Vom Basislager in 3600 Metern Höhe ging es hinauf auf 4600 Meter ins erste Camp. "Da hatten wir noch Tragpferde und -esel, die unser Gepäck hinauf schleppten", berichtet Stephanie Reichardt, die bereits mit 13 Jahren ihre erste echte Klettertour absolvierte - und ab dem Moment infiziert war. Mit 20 Kilogramm Gepäck auf dem Rücken ging es weiter. "In dieser Höhe wird das Atmen schon schwierig", sagt sie. Der Rucksack drückt, die Schritte werden immer langsamer. Da der Pik Lenin zu den leichtesten seiner Höhe zählt, sei die Zahl derere, die ihn bezwingen wollen, extrem hoch. "Aber nicht jeder ist geeignet." Deshalb nehme bei zunehmender Höhe die Masse der Teilnehmer deutlich ab. Unbelehrbare riskieren, beim Aufstieg zu scheitern. "Sie haben nur den Gipfel im Blick", sagt Stephanie Reichardt. "Manche hätten ihre Mutter da sterben lassen, um ihr Ziel zu erreichen."

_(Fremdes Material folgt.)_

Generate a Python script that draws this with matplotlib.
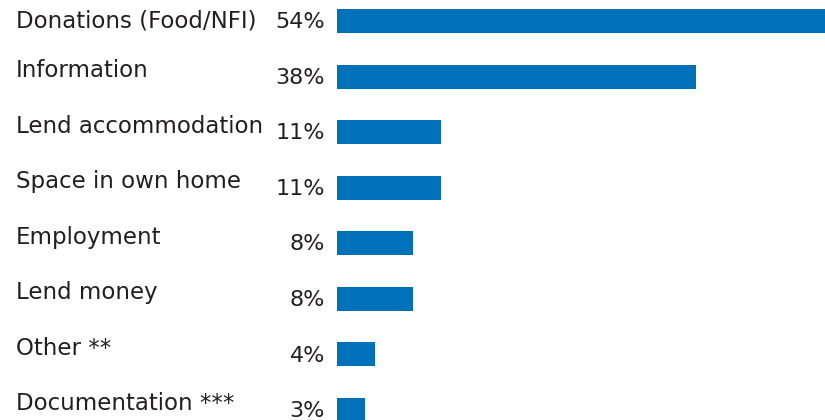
import matplotlib.pyplot as plt
from matplotlib.transforms import blended_transform_factory

categories = ['Donations (Food/NFI)', 'Information', 'Lend accommodation',
              'Space in own home', 'Employment', 'Lend money',
              'Other **', 'Documentation ***']
values = [54, 38, 11, 11, 8, 8, 4, 3]
pct_labels = ['54%', '38%', '11%', '11%', '8%', '8%', '4%', '3%']

bar_color = '#0072bc'
text_color = '#231f20'
plt.rcParams['font.family'] = ['DejaVu Sans']

fig = plt.figure(figsize=(8.25, 4.2), dpi=100)
ax = fig.add_axes([337 / 825, 0, 488 / 825, 1])

pos = list(range(len(categories)))
ax.barh(pos, values, height=0.43, color=bar_color)

# bars run off the right edge, same as the source layout
ax.set_xlim(0, 51.6)
ax.set_ylim(7 + 10 * 7 / 389, -21 * 7 / 389)
ax.axis('off')

trans = blended_transform_factory(fig.transFigure, ax.transData)
for i, (cat, lab) in enumerate(zip(categories, pct_labels)):
    shift = 0 if i == 0 else 0.11
    ax.text(16 / 825, i - shift, cat, transform=trans, ha='left', va='center',
            fontsize=16.5, color=text_color, clip_on=False)
    ax.text(325 / 825, i + 0.02, lab, transform=trans, ha='right', va='center',
            fontsize=16, color=text_color, clip_on=False)

fig.savefig('out.png', dpi=100)
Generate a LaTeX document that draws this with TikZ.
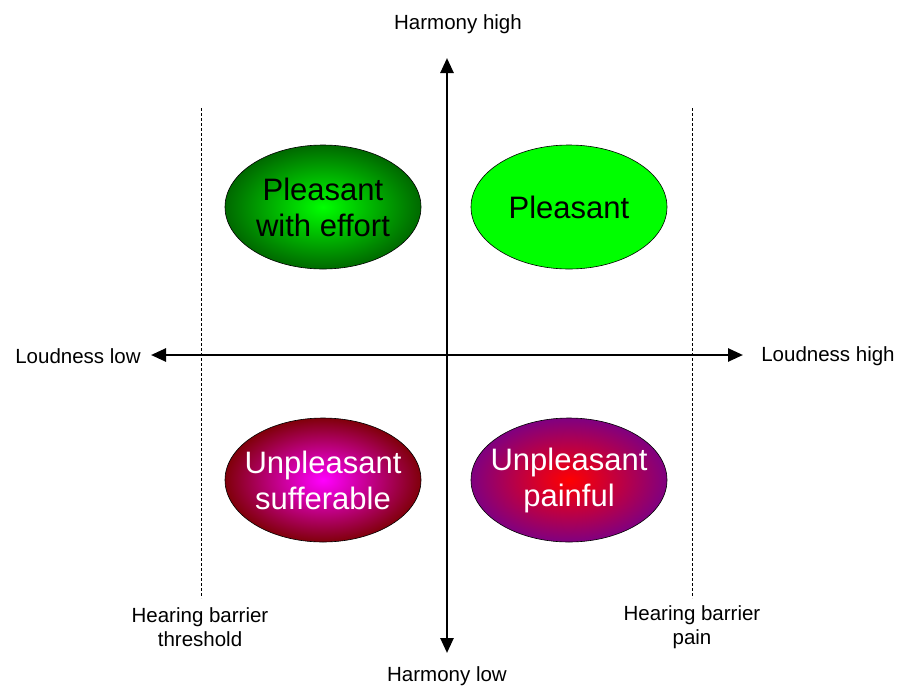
\documentclass[tikz,border=0pt]{standalone}
\usepackage{fontspec}
\setmainfont{Liberation Sans}
\usetikzlibrary{arrows.meta,shapes.geometric}
\definecolor{lime}{RGB}{0,255,0}
\definecolor{dgreen}{RGB}{0,105,0}
\definecolor{dred}{RGB}{128,0,10}
\definecolor{mag}{RGB}{255,0,255}
\definecolor{purp}{RGB}{128,0,128}
\definecolor{rred}{RGB}{255,0,0}
\newcommand{\zw}[1]{\makebox[0pt][c]{#1}}
\tikzset{
  blob/.style={ellipse, draw=black, line width=0.6pt, minimum width=196pt, minimum height=124pt, inner sep=0pt, align=center, font=\fontsize{31}{36}\selectfont},
  lbl/.style={font=\fontsize{20.5}{24}\selectfont, align=center, inner sep=0pt},
  axis/.style={line width=2.6pt, -{Triangle[length=15pt,width=13pt]}},
  barrier/.style={line width=0.6pt, dash pattern=on 3pt off 2pt}
}
\begin{document}
\begin{tikzpicture}[x=1pt,y=-1pt]
\useasboundingbox (0,0) rectangle (897,686);
% barriers
\coordinate (b1t) at (201,108);
\coordinate (b1b) at (201,598);
\coordinate (b2t) at (692,108);
\coordinate (b2b) at (692,598);
\draw[barrier] (b1t) -- (b1b);
\draw[barrier] (b2t) -- (b2b);
% axes
\coordinate (c) at (447,355);
\coordinate (yt) at (447,58);
\coordinate (yb) at (447,653);
\coordinate (xl) at (151,355);
\coordinate (xr) at (743,355);
\draw[axis] (c) -- (yt);
\draw[axis] (c) -- (yb);
\draw[axis] (c) -- (xl);
\draw[axis] (c) -- (xr);
% ellipses
\node[blob, inner color=lime, outer color=dgreen] (pe) at (323,207) {\zw{Pleasant}\\\zw{with effort}};
\node[blob, fill=lime] (p) at (569,207) {\zw{Pleasant}};
\node[blob, inner color=mag, outer color=dred, text=white] (us) at (323,480) {\zw{Unpleasant}\\\zw{sufferable}};
\node[blob, inner color=rred, outer color=purp, text=white] (up) at (569,480) {\zw{Unpleasant}\\\zw{painful}};
% labels
\node[lbl] (hh) at (458,24) {Harmony high};
\node[lbl] (hl) at (447,676) {Harmony low};
\node[lbl] (ll) at (78,356) {Loudness low};
\node[lbl] (lh) at (828,356) {Loudness high};
\node[lbl] (ht) at (200,627) {Hearing barrier\\threshold};
\node[lbl] (hp) at (692,627) {Hearing barrier\\pain};
\end{tikzpicture}
\end{document}
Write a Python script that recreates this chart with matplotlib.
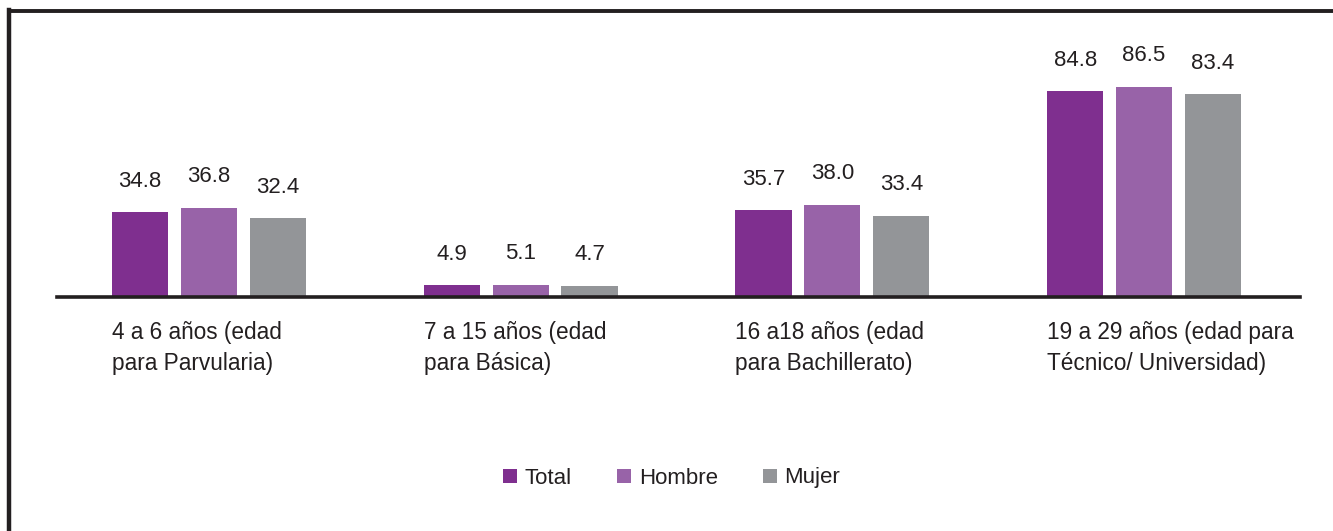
import matplotlib
matplotlib.use("Agg")
import matplotlib.pyplot as plt
from matplotlib.lines import Line2D
from matplotlib import transforms
import numpy as np

plt.rcParams['font.family'] = ['Liberation Sans', 'DejaVu Sans']

categories = ["4 a 6 años (edad\npara Parvularia)",
              "7 a 15 años (edad\npara Básica)",
              "16 a18 años (edad\npara Bachillerato)",
              "19 a 29 años (edad para\nTécnico/ Universidad)"]
series_names = ["Total", "Hombre", "Mujer"]
total = [34.8, 4.9, 35.7, 84.8]
hombre = [36.8, 5.1, 38.0, 86.5]
mujer = [32.4, 4.7, 33.4, 83.4]
values = [total, hombre, mujer]
colors = ["#7F2F8F", "#9863A8", "#939598"]

fig = plt.figure(figsize=(13.33, 5.31), dpi=100)
ax = fig.add_axes([57/1333, 1-297/531, (1300-57)/1333, (297-40)/531])

x = np.arange(len(categories))
width = 0.18
step = 0.221
for i, (name, vals, col) in enumerate(zip(series_names, values, colors)):
    pos = x + (i - 1) * step
    bars = ax.bar(pos, vals, width=width, color=col, label=name, zorder=2)
    for b, v in zip(bars, vals):
        ax.annotate(f"{v:.1f}", (b.get_x() + b.get_width()/2, v),
                    xytext=(0, 31), textcoords="offset pixels",
                    ha="center", va="center", fontsize=16, color="#231F20")

ax.set_xlim(-0.487, 3.5)
ax.set_ylim(0, 105.8)
for s in ["top", "right", "left"]:
    ax.spines[s].set_visible(False)
ax.spines["bottom"].set_linewidth(2.6)
ax.spines["bottom"].set_color("#231F20")
ax.set_yticks([])
ax.set_xticks([])

trans = transforms.blended_transform_factory(ax.transData, ax.transAxes)
for xi, lab in zip(x, categories):
    ax.text(xi - step - width/2, -24/257, lab, transform=trans, ha="left", va="top",
            fontsize=16.3, color="#231F20", linespacing=1.45)

leg = fig.legend(loc="center", bbox_to_anchor=(0.504, 1-478/531), ncol=3, frameon=False,
                 fontsize=16, handlelength=0.6, handleheight=0.6, handletextpad=0.36,
                 columnspacing=2.05, labelcolor="#231F20")

fig.add_artist(Line2D([9/1333, 9/1333], [0, 1-10/531], color="#231F20", lw=3.2,
                      transform=fig.transFigure, solid_capstyle="projecting"))
fig.add_artist(Line2D([9/1333, 1], [1-10.5/531, 1-10.5/531], color="#231F20", lw=2.8,
                      transform=fig.transFigure, solid_capstyle="projecting"))

fig.savefig("out.png", dpi=100)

Tatsächlich gab es bei der Tour einen Toten. "Der lag da, in Plastikfolien gewickelt - es war schrecklich." Andere hätten an der Höhenkrankheit gelitten. "Man muss am Tag vier Liter Wasser trinken, das heißt auch, dass man ständig damit beschäftigt ist, Schnee zu schmelzen." Je höher sie kam, desto stärker war die Kälte - minus 20 Grad musste sie ertragen. "Nachts holten wir die Schuhe mit in den Schlafsack, sonst hätten wir die am nächsten Tag nicht anziehen können."

Stephanie Reichardt hat den Gipfel des Pik Lenin nicht erreicht. Gemeinsam mit zwei anderen aus ihrer Seilschaft musste sie einen an Höhenkrankheit leidenden Kameraden von 6500 Höhe hinunter ins Basislager bringen. "Es ging um Leben und Tod." Auf dem 6210 Meter hohen Gipfel des Razdelnaya hat sie dann doch noch die Arme hochgerissen - vor Freude und fürs Foto. Sechs Kilo hat sie bei der Reise verloren, oft auch den Glauben an die Moral im Menschen. Aber klettern wird sie wieder - das ist sicher. Und wahrscheinlich noch höher.